### Given data:
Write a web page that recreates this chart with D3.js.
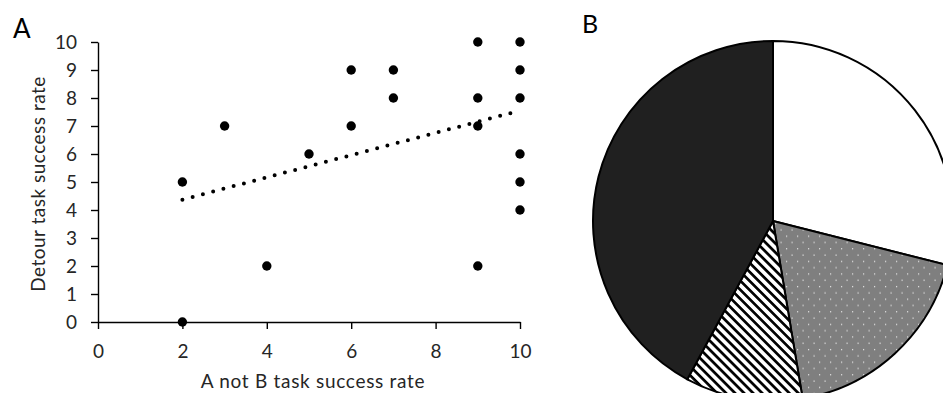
<!DOCTYPE html>
<html>
<head>
<meta charset="utf-8">
<script src="https://cdn.jsdelivr.net/npm/d3@7"></script>
<style>
  html, body { margin: 0; padding: 0; background: #fff; }
  svg { display: block; font-family: Lato, "Open Sans", sans-serif; }
</style>
</head>
<body>
<svg id="chart" width="943" height="393"></svg>
<script>
// Panel A: scatter of A-not-B vs detour task success rate
const aNotB  = [2, 2, 3, 4, 5, 6, 6, 7, 7, 9, 9, 9, 9, 10, 10, 10, 10, 10, 10];
const detour = [0, 5, 7, 2, 6, 9, 7, 9, 8, 10, 8, 7, 2, 10, 9, 8, 6, 5, 4];
// Linear trend line end points (x, y)
const trendX = [2, 10];
const trendY = [4.37, 7.55];
const xTicks = [0, 2, 4, 6, 8, 10];
const yTicks = [0, 1, 2, 3, 4, 5, 6, 7, 8, 9, 10];

// Panel B: group counts, clockwise from 12 o'clock
const groups = ["white", "dotted", "hatched", "black"];
const counts = [11, 7, 4, 16];

const svg = d3.select("#chart");

// ---------- Panel A ----------
const x = d3.scaleLinear().domain([0, 10]).range([98, 520]);
const y = d3.scaleLinear().domain([0, 10]).range([322, 42]);

const gx = svg.append("g")
  .attr("transform", `translate(0,${y(0)})`)
  .call(d3.axisBottom(x).tickValues(xTicks).tickSize(7).tickSizeOuter(0).tickPadding(16));
const gy = svg.append("g")
  .attr("transform", `translate(${x(0)},0)`)
  .call(d3.axisLeft(y).tickValues(yTicks).tickSize(7).tickSizeOuter(0).tickPadding(14));

[gx, gy].forEach(g => {
  g.select(".domain").attr("stroke", "#000").attr("stroke-width", 1.4);
  g.selectAll(".tick line").attr("stroke", "#000").attr("stroke-width", 1.4);
  g.selectAll(".tick text").attr("fill", "#262626").attr("font-size", 19)
    .attr("font-family", "Lato, sans-serif");
});

// dotted trend line
const trend = trendX.map((v, i) => [v, trendY[i]]);
svg.append("path")
  .datum(trend)
  .attr("d", d3.line().x(d => x(d[0])).y(d => y(d[1])))
  .attr("fill", "none")
  .attr("stroke", "#000")
  .attr("stroke-width", 4)
  .attr("stroke-linecap", "round")
  .attr("stroke-dasharray", "0 10.6");

// data points
svg.append("g").selectAll("circle")
  .data(aNotB.map((v, i) => [v, detour[i]]))
  .join("circle")
  .attr("cx", d => x(d[0]))
  .attr("cy", d => y(d[1]))
  .attr("r", 4.7)
  .attr("fill", "#000");

// axis titles
svg.append("text")
  .attr("x", (x(0) + x(10)) / 2 + 4)
  .attr("y", 388)
  .attr("text-anchor", "middle")
  .attr("font-size", 19)
  .attr("letter-spacing", 0.7)
  .attr("fill", "#262626")
  .text("A not B task success rate");

svg.append("text")
  .attr("transform", `translate(45,${(y(0) + y(10)) / 2 + 2}) rotate(-90)`)
  .attr("text-anchor", "middle")
  .attr("font-size", 19)
  .attr("letter-spacing", 0.5)
  .attr("fill", "#262626")
  .text("Detour task success rate");

svg.append("text")
  .attr("x", 13).attr("y", 38)
  .attr("font-size", 26)
  .attr("fill", "#000")
  .text("A");

// ---------- Panel B ----------
const defs = svg.append("defs");

const dots = defs.append("pattern")
  .attr("id", "dots")
  .attr("patternUnits", "userSpaceOnUse")
  .attr("width", 11).attr("height", 12.6);
dots.append("rect").attr("width", 11).attr("height", 12.6).attr("fill", "#7f7f7f");
dots.append("rect").attr("x", 2).attr("y", 2).attr("width", 1.2).attr("height", 1.2).attr("fill", "#e6e6e6");
dots.append("rect").attr("x", 7.5).attr("y", 8.3).attr("width", 1.2).attr("height", 1.2).attr("fill", "#e6e6e6");

// wide downward diagonal stripes
const hatch = defs.append("pattern")
  .attr("id", "hatch")
  .attr("patternUnits", "userSpaceOnUse")
  .attr("width", 6.4).attr("height", 6.4)
  .attr("patternTransform", "rotate(45)");
hatch.append("rect").attr("width", 6.4).attr("height", 6.4).attr("fill", "#fff");
hatch.append("rect").attr("width", 6.4).attr("height", 2.7).attr("fill", "#000");

const fills = { white: "#fff", dotted: "url(#dots)", hatched: "url(#hatch)", black: "#202020" };

const cx = 773, cy = 221, r = 180;
const pie = d3.pie().sort(null).value(d => d.n);
const arc = d3.arc().innerRadius(0).outerRadius(r);

svg.append("g")
  .attr("transform", `translate(${cx},${cy})`)
  .selectAll("path")
  .data(pie(groups.map((g, i) => ({ g, n: counts[i] }))))
  .join("path")
  .attr("d", arc)
  .attr("fill", d => fills[d.data.g])
  .attr("stroke", "#000")
  .attr("stroke-width", 2)
  .attr("stroke-linejoin", "round");

svg.append("text")
  .attr("x", 582).attr("y", 33)
  .attr("font-size", 25)
  .attr("fill", "#000")
  .text("B");
</script>
</body>
</html>
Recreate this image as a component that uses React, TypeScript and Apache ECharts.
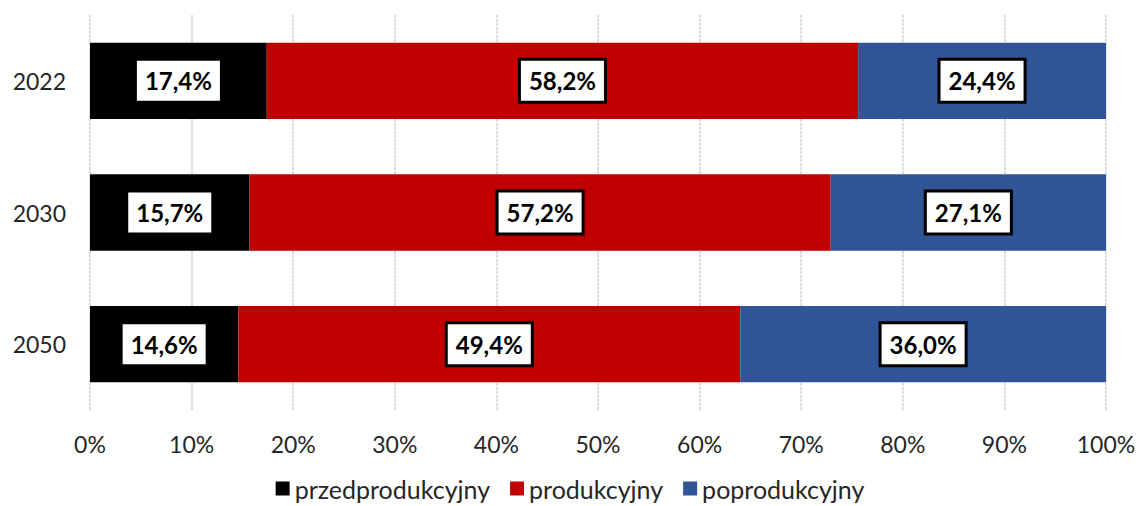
import React, { useEffect, useRef } from "react";
import * as echarts from "echarts";

const categories = ["2022", "2030", "2050"];
const seriesNames = ["przedprodukcyjny", "produkcyjny", "poprodukcyjny"];
const przed = [17.4, 15.7, 14.6];
const prod = [58.2, 57.2, 49.4];
const popr = [24.4, 27.1, 36.0];
const colors = ["#000000", "#c00000", "#2f5597"];
const FONT = "Lato, 'Noto Sans', sans-serif";

export default function App() {
  const ref = useRef<HTMLDivElement>(null);
  useEffect(() => {
    const chart = echarts.init(ref.current!, null, { renderer: "svg" });
    const datas = [przed, prod, popr];
    chart.setOption({
      animation: false,
      grid: { left: 90, right: 34, top: 15, bottom: 96 },
      legend: {
        bottom: 0,
        left: "center",
        itemWidth: 14,
        itemHeight: 14,
        itemGap: 20,
        icon: "rect",
        textStyle: { fontFamily: FONT, fontSize: 25, color: "#262626" },
        data: seriesNames,
      },
      xAxis: {
        type: "value",
        min: 0,
        max: 100,
        interval: 10,
        axisLine: { show: false },
        axisTick: { show: false },
        axisLabel: {
          formatter: "{value}%",
          fontFamily: FONT,
          fontSize: 23,
          color: "#262626",
          margin: 22,
        },
        splitLine: { show: true, lineStyle: { color: "#d0d0d0", width: 1.5, type: [3, 1] } },
      },
      yAxis: {
        type: "category",
        data: categories,
        inverse: true,
        axisLine: { show: false },
        axisTick: { show: false },
        axisLabel: { fontFamily: FONT, fontSize: 23, color: "#262626", margin: 24 },
      },
      series: datas.map((d, i) => ({
        name: seriesNames[i],
        type: "bar",
        stack: "total",
        data: d,
        barWidth: "58%",
        itemStyle: { color: colors[i] },
        label: {
          show: true,
          position: "inside",
          formatter: (p: any) => p.value.toFixed(1).replace(".", ",") + "%",
          fontFamily: FONT,
          fontWeight: "bold",
          fontSize: 24,
          color: "#000",
          backgroundColor: "#fff",
          borderColor: "#000",
          borderWidth: 3,
          padding: [9, 8, 7, 8],
        },
      })),
    });
    return () => chart.dispose();
  }, []);
  return (
    <div
      ref={ref}
      style={{ position: "fixed", left: 0, top: 0, width: 1140, height: 506, background: "#fff" }}
    />
  );
}
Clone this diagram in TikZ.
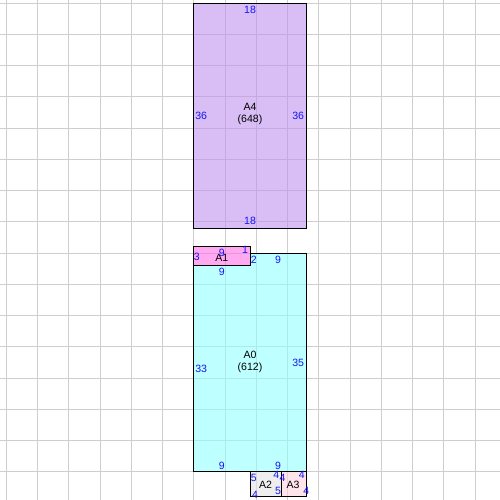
\documentclass[tikz,border=0pt]{standalone}
\usepackage{fontspec}
\setmainfont{Liberation Sans}
\usepackage{xcolor}
\usepackage{tikz}
\definecolor{fillAfour}{RGB}{190,147,238}
\definecolor{fillAzero}{RGB}{147,255,255}
\definecolor{fillAone}{RGB}{255,113,230}
\definecolor{fillAtwo}{RGB}{227,227,227}
\definecolor{fillAthree}{RGB}{255,210,223}
\definecolor{gridgray}{RGB}{206,206,206}
\definecolor{lblblue}{RGB}{20,20,245}

\begin{document}
\begin{tikzpicture}[x=0.25cm, y=-0.25cm,
  gridline/.style={gridgray, line width=0.9pt},
  piece/.style={draw=black, line width=0.9pt, fill opacity=0.6},
  edgelbl/.style={text=lblblue, font=\fontsize{12}{14}\selectfont, inner sep=0pt},
  namelbl/.style={text=black, font=\fontsize{12}{14}\selectfont, align=center, inner sep=0pt}]
  \useasboundingbox (0,0) rectangle (80,80);
  \fill[white] (0,0) rectangle (80,80);
  \draw[gridline] (1,0) -- (1,80);
  \draw[gridline] (6,0) -- (6,80);
  \draw[gridline] (11,0) -- (11,80);
  \draw[gridline] (16,0) -- (16,80);
  \draw[gridline] (21,0) -- (21,80);
  \draw[gridline] (26,0) -- (26,80);
  \draw[gridline] (31,0) -- (31,80);
  \draw[gridline] (36,0) -- (36,80);
  \draw[gridline] (41,0) -- (41,80);
  \draw[gridline] (46,0) -- (46,80);
  \draw[gridline] (51,0) -- (51,80);
  \draw[gridline] (56,0) -- (56,80);
  \draw[gridline] (61,0) -- (61,80);
  \draw[gridline] (66,0) -- (66,80);
  \draw[gridline] (71,0) -- (71,80);
  \draw[gridline] (76,0) -- (76,80);
  \draw[gridline] (0,0.5) -- (80,0.5);
  \draw[gridline] (0,5.5) -- (80,5.5);
  \draw[gridline] (0,10.5) -- (80,10.5);
  \draw[gridline] (0,15.5) -- (80,15.5);
  \draw[gridline] (0,20.5) -- (80,20.5);
  \draw[gridline] (0,25.5) -- (80,25.5);
  \draw[gridline] (0,30.5) -- (80,30.5);
  \draw[gridline] (0,35.5) -- (80,35.5);
  \draw[gridline] (0,40.5) -- (80,40.5);
  \draw[gridline] (0,45.5) -- (80,45.5);
  \draw[gridline] (0,50.5) -- (80,50.5);
  \draw[gridline] (0,55.5) -- (80,55.5);
  \draw[gridline] (0,60.5) -- (80,60.5);
  \draw[gridline] (0,65.5) -- (80,65.5);
  \draw[gridline] (0,70.5) -- (80,70.5);
  \draw[gridline] (0,75.5) -- (80,75.5);
  % pieces
  \draw[piece, fill=fillAfour] (31,0.5) rectangle (49,36.5);
  \draw[piece, fill=fillAone] (31,39.5) rectangle (40,42.5);
  \draw[piece, fill=fillAzero] (31,42.5) -- (40,42.5) -- (40,40.5) -- (49,40.5) -- (49,75.5) -- (31,75.5) -- cycle;
  \draw[piece, fill=fillAtwo] (40,75.5) rectangle (45,79.5);
  \draw[piece, fill=fillAthree] (45,75.5) rectangle (49,79.5);
  % A4
  \node[namelbl] (nameAfour) at (40,18.25) {A4\\(648)};
  \node[edgelbl] (afourtop) at (40,1.6) {18};
  \node[edgelbl] (afourbottom) at (40,35.4) {18};
  \node[edgelbl] (afourleft) at (32.2,18.6) {36};
  \node[edgelbl] (afourright) at (47.7,18.6) {36};
  % A0
  \node[namelbl] (nameAzero) at (40,57.85) {A0\\(612)};
  \node[edgelbl] (azeroleft) at (32.2,59) {33};
  \node[edgelbl] (azeroright) at (47.7,58.1) {35};
  \node[edgelbl] (azerotopa) at (35.5,43.5) {9};
  \node[edgelbl] (azerostep) at (40.6,41.6) {2};
  \node[edgelbl] (azerotopb) at (44.5,41.6) {9};
  \node[edgelbl] (azerobota) at (35.5,74.6) {9};
  \node[edgelbl] (azerobotb) at (44.5,74.6) {9};
  % A1
  \node[namelbl] (nameAone) at (35.5,41.2) {A1};
  \node[edgelbl] (aoneleft) at (31.5,41.1) {3};
  \node[edgelbl] (aonetop) at (35.5,40.5) {9};
  \node[edgelbl] (aoneright) at (39.2,39.9) {1};
  % A2
  \node[namelbl] (nameAtwo) at (42.5,77.6) {A2};
  \node[edgelbl] (atwoleft) at (40.6,76.5) {5};
  \node[edgelbl] (atwotop) at (44.2,75.9) {4};
  \node[edgelbl] (atwobottom) at (40.8,79.2) {4};
  \node[edgelbl] (atworight) at (44.5,78.6) {5};
  % A3
  \node[namelbl] (nameAthree) at (46.9,77.6) {A3};
  \node[edgelbl] (athreeleft) at (45.2,76.5) {4};
  \node[edgelbl] (athreetop) at (48.3,75.9) {4};
  \node[edgelbl] (athreeright) at (49,78.6) {4};
\end{tikzpicture}
\end{document}
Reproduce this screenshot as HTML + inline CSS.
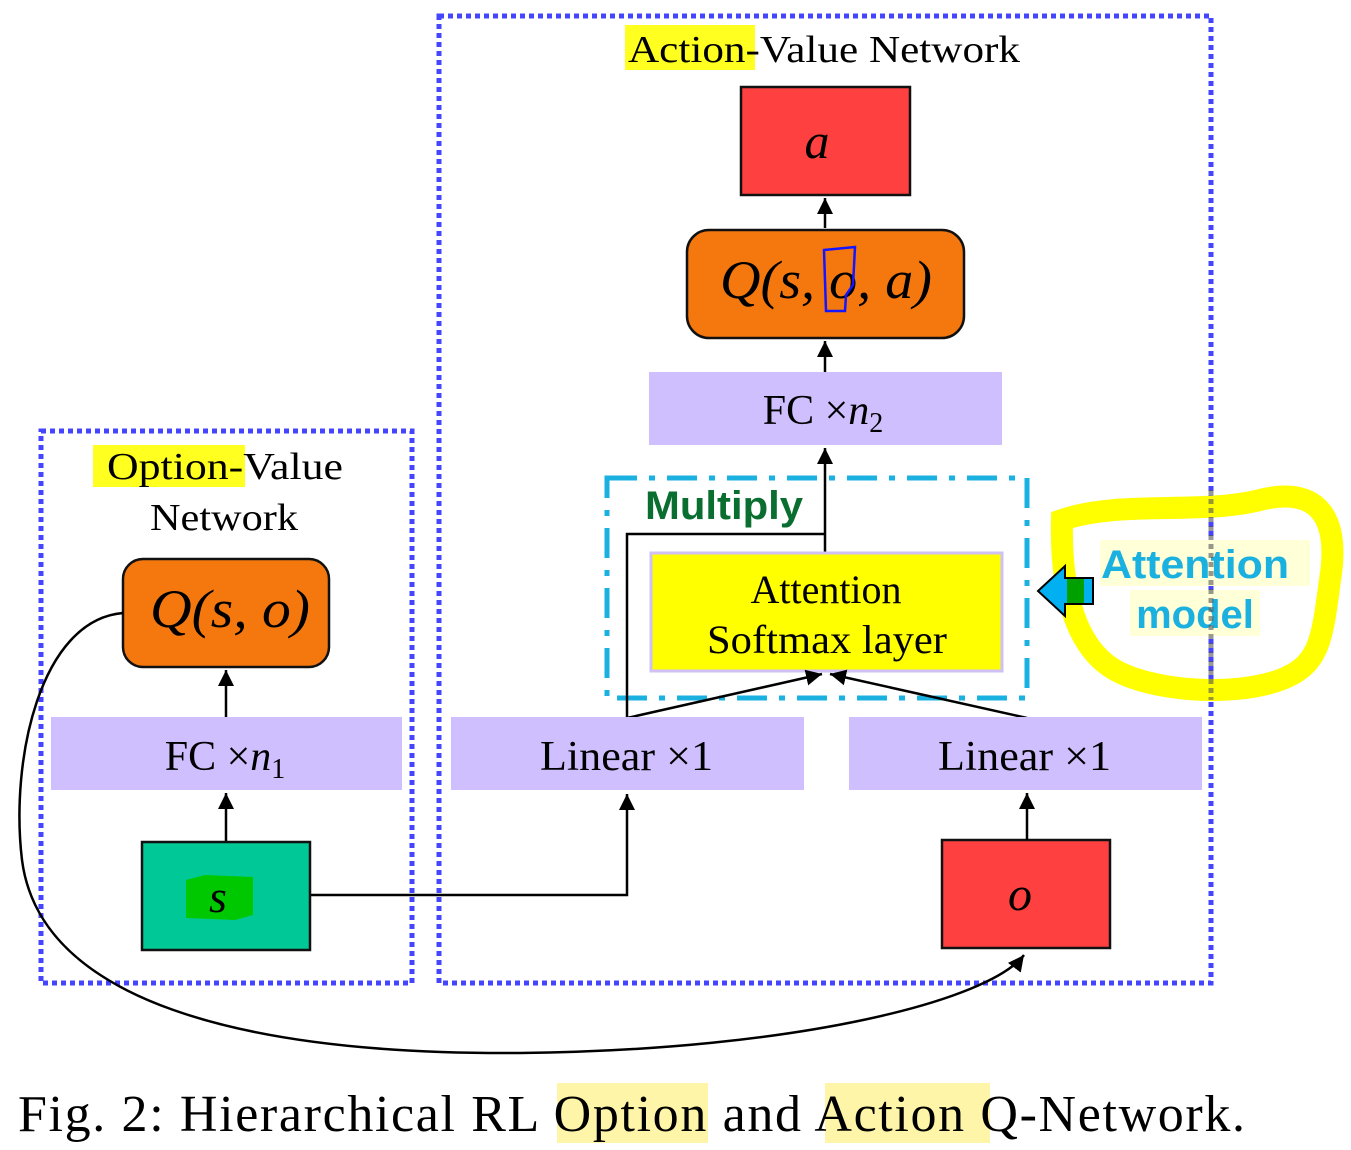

### What the task asks:
Lines of the listing that contain the word "this" are to be counted; report only their number.

### Solved exercise:
4